4 Steps to Creating a Great Hospital Marketing Campaign
1. Conduct market research. Before you start deciding how to market your hospital, you need to know what your competitors are doing and who your audience is. For example, if your hospital is located just down the road from Cleveland Clinic, arguably the hospital providing the best heart care in the country, it might be difficult to market your hospital as a cardiology leader. When your board looks at patient volume for a particular service line and feels dissatisfied, they need to benchmark that data against national and local hospital data to determine how effective a marketing campaign will be. "You may discover you have 95 percent of the market in our particular service line, so your expectations for growth need to be mitigated against what you can get out of the market," Mr. Weinbach says.
Market research should also look at the needs of your community. What are the greatest care demands in your community, and how does your hospital plan to meet them? If your community has a high incidence of heart disease or diabetes, you might start a campaign to market your cardiology line or diabetic care program. If your patients are primarily frustrated by their inability to get an appointment, you might market your hospital's "same day appointment" policy. Mr. Weinbach says hospitals often get too caught up in advertising the assets that the hospital values rather than those the customer values. "Your hospital might be proud of a specific clinical technology, but sometimes those aren't the things that matter most to patients," he says.
Your research should also examine how your hospital is currently perceived. "Once you have information on how [the market perceives you], you can start setting goals for messages and decide whether the campaign will repair [negative] conceptions or amplify [positive ones]," he says. If the public views your hospital negatively, you need to either make changes in your hospital or plan a marketing campaign to correct misconceptions.
2. Prioritize marketing goals. Once you have conducted market research, you need to take a systematic approach to marketing as opposed to a reactive approach. "You shouldn't engage in a campaign to promote cardiology services because the chair of the department has asked for a campaign," Mr. Weinbach says. "Marketing service lines should be [based on] empirical studies." Instead of allowing every physician and administrator with an agenda to prioritize for you, base your decisions on tangible factors such as:
• How much capacity does a particular service line have?
• What does the service line contribute to the hospital's bottom line?

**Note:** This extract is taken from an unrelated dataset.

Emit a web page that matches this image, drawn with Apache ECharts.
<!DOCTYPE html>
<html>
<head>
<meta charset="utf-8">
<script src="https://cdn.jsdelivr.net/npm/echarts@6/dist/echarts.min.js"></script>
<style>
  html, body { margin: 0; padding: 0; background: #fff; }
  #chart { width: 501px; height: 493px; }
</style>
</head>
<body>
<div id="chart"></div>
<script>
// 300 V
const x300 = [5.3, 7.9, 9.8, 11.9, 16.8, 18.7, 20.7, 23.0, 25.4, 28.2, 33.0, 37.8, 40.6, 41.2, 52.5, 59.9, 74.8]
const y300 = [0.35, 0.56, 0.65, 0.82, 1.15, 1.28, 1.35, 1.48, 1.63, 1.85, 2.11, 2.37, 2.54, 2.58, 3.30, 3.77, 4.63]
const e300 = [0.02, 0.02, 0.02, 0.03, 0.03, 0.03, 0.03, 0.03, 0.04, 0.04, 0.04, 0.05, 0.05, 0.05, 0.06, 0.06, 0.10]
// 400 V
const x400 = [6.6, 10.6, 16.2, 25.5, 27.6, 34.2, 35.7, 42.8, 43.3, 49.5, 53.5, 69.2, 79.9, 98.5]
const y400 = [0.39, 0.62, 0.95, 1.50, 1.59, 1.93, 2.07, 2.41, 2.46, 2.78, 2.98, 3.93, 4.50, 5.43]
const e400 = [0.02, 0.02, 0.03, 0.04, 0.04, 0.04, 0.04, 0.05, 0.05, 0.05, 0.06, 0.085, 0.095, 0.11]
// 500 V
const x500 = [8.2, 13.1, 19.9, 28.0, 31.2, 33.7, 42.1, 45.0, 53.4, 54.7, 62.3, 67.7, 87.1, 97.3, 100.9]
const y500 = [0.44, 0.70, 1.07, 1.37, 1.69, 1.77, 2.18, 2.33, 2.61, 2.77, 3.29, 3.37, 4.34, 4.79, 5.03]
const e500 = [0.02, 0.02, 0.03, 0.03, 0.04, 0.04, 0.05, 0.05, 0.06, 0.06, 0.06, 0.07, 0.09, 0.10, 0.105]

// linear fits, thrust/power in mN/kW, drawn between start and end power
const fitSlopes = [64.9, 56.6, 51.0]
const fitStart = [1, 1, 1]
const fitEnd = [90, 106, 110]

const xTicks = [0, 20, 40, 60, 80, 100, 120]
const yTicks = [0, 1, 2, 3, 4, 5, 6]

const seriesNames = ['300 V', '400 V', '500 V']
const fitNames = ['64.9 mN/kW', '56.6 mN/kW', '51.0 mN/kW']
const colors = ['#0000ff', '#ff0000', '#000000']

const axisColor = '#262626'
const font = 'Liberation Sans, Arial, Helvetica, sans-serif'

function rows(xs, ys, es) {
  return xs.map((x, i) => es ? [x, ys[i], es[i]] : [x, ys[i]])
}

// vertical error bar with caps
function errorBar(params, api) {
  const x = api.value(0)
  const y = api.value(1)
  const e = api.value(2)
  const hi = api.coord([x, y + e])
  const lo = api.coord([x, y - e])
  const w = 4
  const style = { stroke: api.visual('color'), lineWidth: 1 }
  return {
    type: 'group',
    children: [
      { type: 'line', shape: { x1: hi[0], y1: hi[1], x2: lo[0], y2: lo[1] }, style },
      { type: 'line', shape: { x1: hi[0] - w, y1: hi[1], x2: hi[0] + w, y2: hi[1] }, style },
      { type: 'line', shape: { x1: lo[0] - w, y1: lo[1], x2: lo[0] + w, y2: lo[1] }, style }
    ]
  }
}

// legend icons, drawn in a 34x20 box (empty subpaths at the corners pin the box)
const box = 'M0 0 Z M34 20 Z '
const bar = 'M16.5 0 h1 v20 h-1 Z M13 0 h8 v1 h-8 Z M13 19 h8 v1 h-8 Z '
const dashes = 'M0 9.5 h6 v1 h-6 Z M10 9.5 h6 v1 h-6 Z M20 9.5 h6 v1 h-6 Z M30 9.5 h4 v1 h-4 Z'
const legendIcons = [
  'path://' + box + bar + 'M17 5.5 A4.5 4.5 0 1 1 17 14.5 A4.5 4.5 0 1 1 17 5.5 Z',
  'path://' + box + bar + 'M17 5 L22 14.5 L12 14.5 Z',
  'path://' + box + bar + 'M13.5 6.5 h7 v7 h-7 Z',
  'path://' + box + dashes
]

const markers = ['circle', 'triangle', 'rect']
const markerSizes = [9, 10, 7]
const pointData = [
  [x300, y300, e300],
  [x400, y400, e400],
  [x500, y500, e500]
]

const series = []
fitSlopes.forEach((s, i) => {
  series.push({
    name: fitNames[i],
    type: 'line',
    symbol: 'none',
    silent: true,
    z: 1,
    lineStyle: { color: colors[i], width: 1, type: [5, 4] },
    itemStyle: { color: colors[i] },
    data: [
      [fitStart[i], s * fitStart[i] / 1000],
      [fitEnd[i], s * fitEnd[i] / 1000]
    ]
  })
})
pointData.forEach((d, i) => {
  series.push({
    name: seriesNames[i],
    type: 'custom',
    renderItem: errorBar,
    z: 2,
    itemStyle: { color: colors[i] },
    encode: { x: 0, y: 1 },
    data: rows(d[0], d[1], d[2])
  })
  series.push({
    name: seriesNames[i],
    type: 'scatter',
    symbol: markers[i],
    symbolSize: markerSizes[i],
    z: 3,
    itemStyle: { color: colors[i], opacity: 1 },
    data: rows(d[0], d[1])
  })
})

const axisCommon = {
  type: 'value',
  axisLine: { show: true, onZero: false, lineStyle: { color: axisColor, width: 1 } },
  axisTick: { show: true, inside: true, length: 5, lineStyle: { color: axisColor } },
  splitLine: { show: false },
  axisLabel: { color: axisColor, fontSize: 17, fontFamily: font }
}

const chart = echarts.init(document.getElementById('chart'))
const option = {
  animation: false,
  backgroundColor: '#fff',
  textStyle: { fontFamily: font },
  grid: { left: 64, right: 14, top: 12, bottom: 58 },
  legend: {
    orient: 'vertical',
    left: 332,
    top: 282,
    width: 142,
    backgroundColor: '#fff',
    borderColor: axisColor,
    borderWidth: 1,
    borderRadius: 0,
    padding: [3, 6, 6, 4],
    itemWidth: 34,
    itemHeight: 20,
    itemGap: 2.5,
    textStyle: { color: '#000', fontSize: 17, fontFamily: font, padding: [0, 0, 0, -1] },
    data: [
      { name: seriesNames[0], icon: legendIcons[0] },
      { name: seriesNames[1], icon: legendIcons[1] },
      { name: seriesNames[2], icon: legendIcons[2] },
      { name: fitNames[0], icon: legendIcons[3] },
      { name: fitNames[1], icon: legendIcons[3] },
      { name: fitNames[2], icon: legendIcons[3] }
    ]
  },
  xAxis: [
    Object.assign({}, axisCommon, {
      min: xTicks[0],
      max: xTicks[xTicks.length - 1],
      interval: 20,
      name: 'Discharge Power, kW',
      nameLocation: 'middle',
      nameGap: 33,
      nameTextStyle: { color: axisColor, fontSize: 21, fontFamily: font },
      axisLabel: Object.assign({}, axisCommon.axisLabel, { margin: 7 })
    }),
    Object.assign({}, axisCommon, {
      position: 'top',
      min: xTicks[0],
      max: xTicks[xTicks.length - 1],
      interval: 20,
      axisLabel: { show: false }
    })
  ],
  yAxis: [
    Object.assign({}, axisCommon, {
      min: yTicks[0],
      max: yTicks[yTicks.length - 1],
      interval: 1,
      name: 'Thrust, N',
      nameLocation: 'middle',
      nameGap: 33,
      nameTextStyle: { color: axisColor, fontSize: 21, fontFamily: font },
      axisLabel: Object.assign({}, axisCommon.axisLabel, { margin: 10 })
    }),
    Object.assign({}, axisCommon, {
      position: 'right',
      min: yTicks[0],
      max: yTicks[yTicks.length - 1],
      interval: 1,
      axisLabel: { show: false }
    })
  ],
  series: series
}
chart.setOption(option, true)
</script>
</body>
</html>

• What is the market potential for growth in the service line?
• What technological resources can the service line offer patients?
In deciding which service lines to market, Mr. Weinbach says hospitals should look to the advice of David Ogilvy, the father of advertising: "Milk your winners and kill your losers." That doesn't mean eliminating service lines, necessarily, but you should focus on service lines that are generating demand and increasing volume. If you have service lines that haven't received as much attention but have great market potential, those lines are also candidates for a marketing campaign. The lines that you shouldn't focus on are those with little room for market share growth, little contribution to the hospital's bottom line and few relationships with referring physicians. Focus on those lines that can really make a difference to your revenue and physician relationships.

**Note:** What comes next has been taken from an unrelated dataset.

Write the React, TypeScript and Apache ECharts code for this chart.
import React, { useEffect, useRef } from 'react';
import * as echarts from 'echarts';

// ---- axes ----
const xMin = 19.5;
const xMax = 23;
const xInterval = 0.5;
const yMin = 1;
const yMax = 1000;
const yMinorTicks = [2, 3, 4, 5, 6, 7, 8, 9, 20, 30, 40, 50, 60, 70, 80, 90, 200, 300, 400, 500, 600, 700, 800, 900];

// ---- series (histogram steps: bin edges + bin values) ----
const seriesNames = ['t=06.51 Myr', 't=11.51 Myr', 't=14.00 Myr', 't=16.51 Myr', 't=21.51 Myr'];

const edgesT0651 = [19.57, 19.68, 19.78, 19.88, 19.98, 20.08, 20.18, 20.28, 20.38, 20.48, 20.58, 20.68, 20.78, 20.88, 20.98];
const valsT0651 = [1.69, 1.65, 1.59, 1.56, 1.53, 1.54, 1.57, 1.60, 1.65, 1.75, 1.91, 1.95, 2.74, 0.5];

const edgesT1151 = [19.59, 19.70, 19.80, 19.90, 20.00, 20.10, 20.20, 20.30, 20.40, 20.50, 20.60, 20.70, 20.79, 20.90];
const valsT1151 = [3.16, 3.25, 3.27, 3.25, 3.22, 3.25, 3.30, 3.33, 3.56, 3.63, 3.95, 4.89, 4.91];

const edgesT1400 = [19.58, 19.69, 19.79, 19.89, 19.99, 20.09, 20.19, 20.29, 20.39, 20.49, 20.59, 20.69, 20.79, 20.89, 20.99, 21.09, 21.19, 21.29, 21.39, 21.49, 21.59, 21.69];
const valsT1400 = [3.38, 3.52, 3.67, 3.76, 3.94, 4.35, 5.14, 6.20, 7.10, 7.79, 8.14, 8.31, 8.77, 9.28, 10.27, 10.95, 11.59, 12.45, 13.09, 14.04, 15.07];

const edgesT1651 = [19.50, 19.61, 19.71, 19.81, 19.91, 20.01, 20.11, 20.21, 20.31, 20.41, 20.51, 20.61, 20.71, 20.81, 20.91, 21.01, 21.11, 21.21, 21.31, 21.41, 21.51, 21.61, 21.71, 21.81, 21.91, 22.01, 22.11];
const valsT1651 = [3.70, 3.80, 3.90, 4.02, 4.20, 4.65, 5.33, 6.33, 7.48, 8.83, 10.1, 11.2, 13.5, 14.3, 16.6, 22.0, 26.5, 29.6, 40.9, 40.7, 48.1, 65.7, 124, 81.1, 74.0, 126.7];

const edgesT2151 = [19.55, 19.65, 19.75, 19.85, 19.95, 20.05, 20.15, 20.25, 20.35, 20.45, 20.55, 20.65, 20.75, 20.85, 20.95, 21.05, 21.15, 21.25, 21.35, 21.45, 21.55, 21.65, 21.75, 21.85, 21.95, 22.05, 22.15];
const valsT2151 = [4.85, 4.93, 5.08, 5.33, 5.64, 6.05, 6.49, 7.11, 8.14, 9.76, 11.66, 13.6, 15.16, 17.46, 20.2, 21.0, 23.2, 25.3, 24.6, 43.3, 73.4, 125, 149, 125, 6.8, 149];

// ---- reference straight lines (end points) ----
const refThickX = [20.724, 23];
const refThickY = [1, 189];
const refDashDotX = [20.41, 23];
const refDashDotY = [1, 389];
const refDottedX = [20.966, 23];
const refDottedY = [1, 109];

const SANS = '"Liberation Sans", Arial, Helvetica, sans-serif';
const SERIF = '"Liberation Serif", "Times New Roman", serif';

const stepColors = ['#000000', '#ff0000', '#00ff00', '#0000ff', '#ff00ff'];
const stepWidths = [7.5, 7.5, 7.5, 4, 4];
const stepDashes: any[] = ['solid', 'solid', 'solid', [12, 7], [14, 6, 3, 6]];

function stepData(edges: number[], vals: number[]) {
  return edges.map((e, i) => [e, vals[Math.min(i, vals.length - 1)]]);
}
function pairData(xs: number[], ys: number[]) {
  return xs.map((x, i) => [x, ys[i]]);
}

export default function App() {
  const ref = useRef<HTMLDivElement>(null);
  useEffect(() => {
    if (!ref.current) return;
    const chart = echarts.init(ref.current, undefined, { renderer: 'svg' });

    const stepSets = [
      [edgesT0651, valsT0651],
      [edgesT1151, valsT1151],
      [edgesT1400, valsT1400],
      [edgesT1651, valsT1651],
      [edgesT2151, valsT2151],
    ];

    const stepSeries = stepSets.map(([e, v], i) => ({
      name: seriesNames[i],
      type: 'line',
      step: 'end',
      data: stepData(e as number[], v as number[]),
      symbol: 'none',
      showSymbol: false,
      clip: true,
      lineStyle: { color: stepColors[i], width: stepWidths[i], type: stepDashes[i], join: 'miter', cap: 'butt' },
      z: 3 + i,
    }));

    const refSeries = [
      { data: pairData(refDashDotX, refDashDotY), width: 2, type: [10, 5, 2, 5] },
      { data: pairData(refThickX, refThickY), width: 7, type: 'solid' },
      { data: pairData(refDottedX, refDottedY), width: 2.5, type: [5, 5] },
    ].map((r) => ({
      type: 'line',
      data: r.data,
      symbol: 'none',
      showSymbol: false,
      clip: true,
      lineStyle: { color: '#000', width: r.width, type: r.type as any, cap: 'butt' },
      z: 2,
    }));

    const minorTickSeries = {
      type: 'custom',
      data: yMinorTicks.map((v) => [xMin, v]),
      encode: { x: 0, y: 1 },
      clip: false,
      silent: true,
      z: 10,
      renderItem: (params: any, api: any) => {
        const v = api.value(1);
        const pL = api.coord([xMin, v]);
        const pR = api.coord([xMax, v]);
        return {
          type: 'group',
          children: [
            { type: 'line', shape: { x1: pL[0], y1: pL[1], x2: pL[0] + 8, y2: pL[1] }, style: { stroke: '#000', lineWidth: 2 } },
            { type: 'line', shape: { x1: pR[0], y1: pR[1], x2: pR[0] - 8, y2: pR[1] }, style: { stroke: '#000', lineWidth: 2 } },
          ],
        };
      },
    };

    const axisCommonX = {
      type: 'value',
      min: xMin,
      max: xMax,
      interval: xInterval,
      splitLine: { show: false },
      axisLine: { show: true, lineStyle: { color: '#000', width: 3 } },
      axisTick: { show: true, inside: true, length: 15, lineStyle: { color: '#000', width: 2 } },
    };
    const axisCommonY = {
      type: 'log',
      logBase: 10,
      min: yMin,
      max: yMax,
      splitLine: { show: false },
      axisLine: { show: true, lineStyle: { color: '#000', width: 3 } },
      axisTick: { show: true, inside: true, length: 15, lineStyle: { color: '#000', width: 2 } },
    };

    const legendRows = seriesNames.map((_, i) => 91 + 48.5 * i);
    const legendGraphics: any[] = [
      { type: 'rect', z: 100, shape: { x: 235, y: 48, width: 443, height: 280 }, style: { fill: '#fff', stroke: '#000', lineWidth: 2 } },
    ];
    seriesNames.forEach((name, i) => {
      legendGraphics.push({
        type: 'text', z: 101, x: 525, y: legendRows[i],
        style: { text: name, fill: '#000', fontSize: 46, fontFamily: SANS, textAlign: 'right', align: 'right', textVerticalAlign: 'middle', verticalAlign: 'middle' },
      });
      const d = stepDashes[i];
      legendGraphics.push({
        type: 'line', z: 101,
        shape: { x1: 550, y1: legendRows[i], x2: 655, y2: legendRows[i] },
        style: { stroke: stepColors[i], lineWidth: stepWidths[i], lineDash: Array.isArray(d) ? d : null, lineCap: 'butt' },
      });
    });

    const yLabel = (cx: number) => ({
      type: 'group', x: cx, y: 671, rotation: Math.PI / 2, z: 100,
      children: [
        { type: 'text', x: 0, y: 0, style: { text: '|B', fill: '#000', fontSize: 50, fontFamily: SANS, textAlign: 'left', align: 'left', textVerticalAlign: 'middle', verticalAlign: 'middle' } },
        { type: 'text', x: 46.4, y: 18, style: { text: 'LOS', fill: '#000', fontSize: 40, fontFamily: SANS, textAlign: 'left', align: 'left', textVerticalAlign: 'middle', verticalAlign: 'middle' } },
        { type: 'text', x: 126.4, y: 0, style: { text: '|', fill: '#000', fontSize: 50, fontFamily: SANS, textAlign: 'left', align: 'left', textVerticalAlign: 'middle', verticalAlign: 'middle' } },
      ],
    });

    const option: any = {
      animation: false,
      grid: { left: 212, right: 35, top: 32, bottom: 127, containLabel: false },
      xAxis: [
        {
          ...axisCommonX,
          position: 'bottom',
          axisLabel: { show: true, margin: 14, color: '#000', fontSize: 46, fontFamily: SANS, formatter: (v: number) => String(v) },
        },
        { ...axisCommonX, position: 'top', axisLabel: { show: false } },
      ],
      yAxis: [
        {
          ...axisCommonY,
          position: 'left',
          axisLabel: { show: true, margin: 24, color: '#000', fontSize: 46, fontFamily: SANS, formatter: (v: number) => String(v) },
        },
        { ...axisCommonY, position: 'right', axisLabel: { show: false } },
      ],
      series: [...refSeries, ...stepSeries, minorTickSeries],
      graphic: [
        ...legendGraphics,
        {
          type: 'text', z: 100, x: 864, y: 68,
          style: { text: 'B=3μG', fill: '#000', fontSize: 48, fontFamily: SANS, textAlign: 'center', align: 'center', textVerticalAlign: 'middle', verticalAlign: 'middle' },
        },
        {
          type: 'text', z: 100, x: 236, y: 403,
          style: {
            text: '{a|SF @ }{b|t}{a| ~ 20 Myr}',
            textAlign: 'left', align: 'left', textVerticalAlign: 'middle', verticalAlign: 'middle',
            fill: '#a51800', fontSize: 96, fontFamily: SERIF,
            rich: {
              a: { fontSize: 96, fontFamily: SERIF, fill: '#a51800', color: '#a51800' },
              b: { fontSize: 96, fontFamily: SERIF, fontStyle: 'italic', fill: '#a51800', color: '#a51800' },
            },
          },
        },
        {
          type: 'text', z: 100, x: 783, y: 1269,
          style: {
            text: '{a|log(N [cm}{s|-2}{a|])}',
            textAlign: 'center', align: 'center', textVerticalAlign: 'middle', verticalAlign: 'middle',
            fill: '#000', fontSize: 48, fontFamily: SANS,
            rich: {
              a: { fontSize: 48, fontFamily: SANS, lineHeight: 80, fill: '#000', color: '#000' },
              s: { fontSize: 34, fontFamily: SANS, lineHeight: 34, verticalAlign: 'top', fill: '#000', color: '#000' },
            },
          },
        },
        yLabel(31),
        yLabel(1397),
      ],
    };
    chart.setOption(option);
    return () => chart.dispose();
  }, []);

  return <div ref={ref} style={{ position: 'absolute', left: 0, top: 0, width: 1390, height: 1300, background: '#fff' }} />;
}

3. Figure out your budget. Once you've decided which service lines you will use for your campaign, you need to plan your budget. This may mean tweaking your service line decision somewhat depending on finances. "You may discover you don't have the budget to market five different service lines," Mr. Weinbach says. "The budget and your priorities are very reliant on each other." When you set the budget, you need to make sure you provide room to market for three audiences: referring physicians, internal audiences and consumers. Prioritize the budget for each audience based on how much volume each campaign might drive. "If you think about it, one healthy physician referrer can translate into literally hundreds of patients," Mr. Weinbach says. "You may determine you can get more mileage out of your budget by focusing on service lines that have a strong physician referral component."

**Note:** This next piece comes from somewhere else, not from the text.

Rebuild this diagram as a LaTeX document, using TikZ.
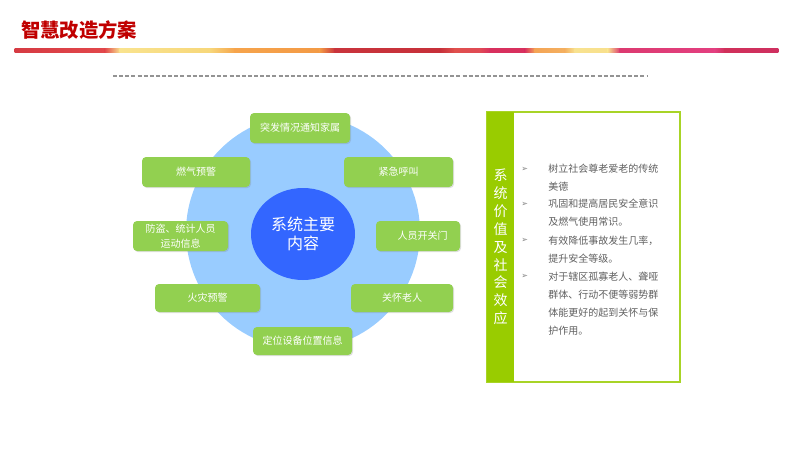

Several decades ago, Mr. Weinbach says marketing budgets were determined based on a percentage of total revenue that was relatively similar from hospital to hospital. Now "the budgets literally cross the gamut," he says. In the recent trying economic times, he says many hospitals have made cuts to their marketing budgets as a way to save money — a move Mr. Weinbach says is a mistake. "Marketing is not any more disposable than human resources, accounting and finance and food services," he says. "Even if marketing doesn't have a direct correlation to patient care, a hospital without patients can't provide good patient care."
4. Create a tactical plan. Once you have a strategic plan in place detailing the service lines you will target, you need to create a tactical plan to figure out the "nuts and bolts" of your campaign. "That tactical plan will be repeatable steps, like print ads, direct mail pieces, TV campaigns and radio campaigns that are influenced by your strategy," Mr. Weinbach says.
This means going back to your budget and deciding how you will target each audience. "The internal marketing team or an outside healthcare marketing firm can determine the best approach for each audience," he says. "You might want to send direct mail, do TV campaigns, do radio campaigns or put up billboards, but it all depends [on how your audiences receive the majority of their information]."
He says the tactical plan is essential for when physicians and other staff members approach you with requests for additional campaign material. "In hospital environments, we're constantly being barraged with requests from departments, physicians and administrators for specific support for programs and doctors and technologies," he says. "If you don't have a plan to wave in someone's face, the more likely they are to yell louder about their needs and the more likely you are to say yes."